From the very first line of the data to the line containing "import pandas as pd", retype everything exactly, leaving the pictures behind.

* [Collected data]:
___

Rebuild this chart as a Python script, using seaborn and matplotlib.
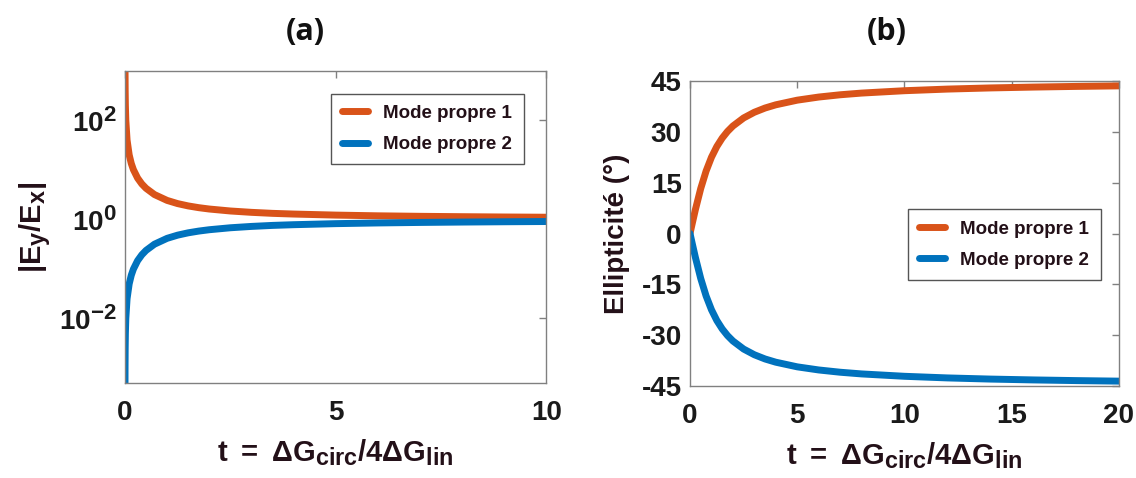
import matplotlib
matplotlib.use("Agg")
import matplotlib.pyplot as plt
import matplotlib._mathtext as mt
import seaborn as sns
import pandas as pd

# panel (a): |Ey/Ex| of both eigenmodes vs t
t_a = [0.001, 0.002, 0.005, 0.01, 0.02, 0.05, 0.1, 0.15, 0.2, 0.3, 0.4, 0.5,
       0.7, 1.0, 1.25, 1.5, 1.75, 2.0, 2.5, 3.0, 3.5, 4.0, 5.0, 6.0, 7.0, 8.0,
       9.0, 10.0]
ratio_mode1 = [2000, 1000, 400, 200, 100.0, 40.0, 20.05, 13.41, 10.10, 6.81,
               5.19, 4.24, 3.17, 2.414, 2.081, 1.869, 1.723, 1.618, 1.477,
               1.387, 1.323, 1.281, 1.220, 1.180, 1.153, 1.133, 1.117, 1.105]
ratio_mode2 = [0.0005, 0.001, 0.0025, 0.005, 0.01, 0.025, 0.0499, 0.0746,
               0.0990, 0.1468, 0.1926, 0.2361, 0.3155, 0.4142, 0.4805, 0.5352,
               0.5803, 0.6180, 0.6770, 0.7208, 0.7557, 0.7808, 0.8198, 0.8471,
               0.8672, 0.8827, 0.8951, 0.9050]

# panel (b): ellipticity (deg) vs t
t_b = [0, 0.1, 0.25, 0.5, 0.75, 1.0, 1.25, 1.5, 1.75, 2.0, 2.5, 3.0, 3.5, 4.0,
       5.0, 6.0, 7.0, 8.0, 10.0, 12.0, 14.0, 16.0, 18.0, 20.0]
ell_mode1 = [0, 2.85, 7.02, 13.28, 18.43, 22.5, 25.67, 28.15, 30.13, 31.72,
             34.10, 35.78, 37.03, 37.98, 39.35, 40.27, 40.94, 41.44, 42.14,
             42.62, 42.96, 43.21, 43.41, 43.57]
ell_mode2 = [0, -2.85, -7.02, -13.28, -18.43, -22.5, -25.67, -28.15, -30.13,
             -31.72, -34.10, -35.78, -37.03, -37.98, -39.35, -40.27, -40.94,
             -41.44, -42.14, -42.62, -42.96, -43.21, -43.41, -43.57]

labels = ["Mode propre 1", "Mode propre 2"]
colors = ["#D95319", "#0072BD"]

sns.set_style("white")
plt.rcParams["font.family"] = ["Liberation Sans", "DejaVu Sans"]
plt.rcParams["font.weight"] = "bold"
plt.rcParams["axes.labelweight"] = "bold"
plt.rcParams["mathtext.fontset"] = "custom"
plt.rcParams["mathtext.rm"] = "Liberation Sans:bold"
plt.rcParams["mathtext.bf"] = "Liberation Sans:bold"
plt.rcParams["mathtext.it"] = "Liberation Sans:bold"
plt.rcParams["mathtext.default"] = "bf"
plt.rcParams["axes.unicode_minus"] = False
# larger sub/superscripts, closer to the original
mt.SHRINK_FACTOR = 0.8

text_col = "#231018"
spine_col = "#808080"

df_a = pd.DataFrame({"t": t_a * 2,
                     "val": ratio_mode1 + ratio_mode2,
                     "mode": [labels[0]] * len(t_a) + [labels[1]] * len(t_a)})
df_b = pd.DataFrame({"t": t_b * 2,
                     "val": ell_mode1 + ell_mode2,
                     "mode": [labels[0]] * len(t_b) + [labels[1]] * len(t_b)})

fig = plt.figure(figsize=(11.36, 4.78), dpi=100)
ax1 = fig.add_axes([0.110, 0.198, 0.371, 0.654])
ax2 = fig.add_axes([0.6074, 0.1925, 0.3776, 0.638])

sns.lineplot(data=df_a, x="t", y="val", hue="mode", palette=colors,
             linewidth=5, ax=ax1, sort=False)
ax1.set_yscale("log")
ax1.set_xlim(0, 10)
ax1.set_ylim(4.9e-4, 1e3)
ax1.set_xticks([0, 5, 10])
ax1.set_yticks([1e-2, 1e0, 1e2])
ax1.set_yticklabels([r"$10^{-2}$", r"$10^{0}$", r"$10^{2}$"])
ax1.minorticks_off()
ax1.set_ylabel(r"$|E_y/E_x|$", fontsize=21, color=text_col, labelpad=4)

sns.lineplot(data=df_b, x="t", y="val", hue="mode", palette=colors,
             linewidth=5, ax=ax2, sort=False)
ax2.set_xlim(0, 20)
ax2.set_ylim(-45, 45)
ax2.set_xticks([0, 5, 10, 15, 20])
ax2.set_yticks([-45, -30, -15, 0, 15, 30, 45])
ax2.set_ylabel("Ellipticité (°)", fontsize=20, fontweight="bold",
               color=text_col, labelpad=8)

xlab = r"$t\ =\ \Delta G_{circ}/4\Delta G_{lin}$"
for ax, anchor in [(ax1, (0.968, 0.957)), (ax2, (0.979, 0.610))]:
    ax.set_xlabel(xlab, fontsize=21, color=text_col, labelpad=8)
    for s in ax.spines.values():
        s.set_visible(True)
        s.set_color(spine_col)
        s.set_linewidth(1.0)
    ax.tick_params(direction="in", length=5, width=1, color=spine_col,
                   top=True, right=True, labelsize=20, labelcolor="#1a1a1a")
    ax.tick_params(axis="x", pad=12)
    ax.tick_params(axis="y", pad=6)
    for lab in ax.get_xticklabels() + ax.get_yticklabels():
        lab.set_fontweight("bold")
    leg = ax.legend(loc="upper right", bbox_to_anchor=anchor, fontsize=13.5,
                    frameon=True, fancybox=False, framealpha=1,
                    edgecolor="#555555", handlelength=1.4, handletextpad=0.8,
                    labelspacing=0.75, borderpad=0.6, title=None)
    leg.get_frame().set_linewidth(1.0)
    for txt in leg.get_texts():
        txt.set_color(text_col)
        txt.set_fontweight("bold")
    for line in leg.get_lines():
        line.set_linewidth(5)

for xpos, tag in [(305, "(a)"), (887, "(b)")]:
    fig.text(xpos / 1136, 1 - 32 / 478, tag, fontsize=22, fontweight="bold",
             family=["Open Sans", "DejaVu Sans"], ha="center", va="center",
             color="#111111")

fig.savefig("out.png", dpi=100, facecolor="white")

___

* [Answer to the task]:
Rebuild this chart as a Python script, using seaborn and matplotlib.
import matplotlib
matplotlib.use("Agg")
import matplotlib.pyplot as plt
import matplotlib._mathtext as mt
import seaborn as sns
import pandas as pd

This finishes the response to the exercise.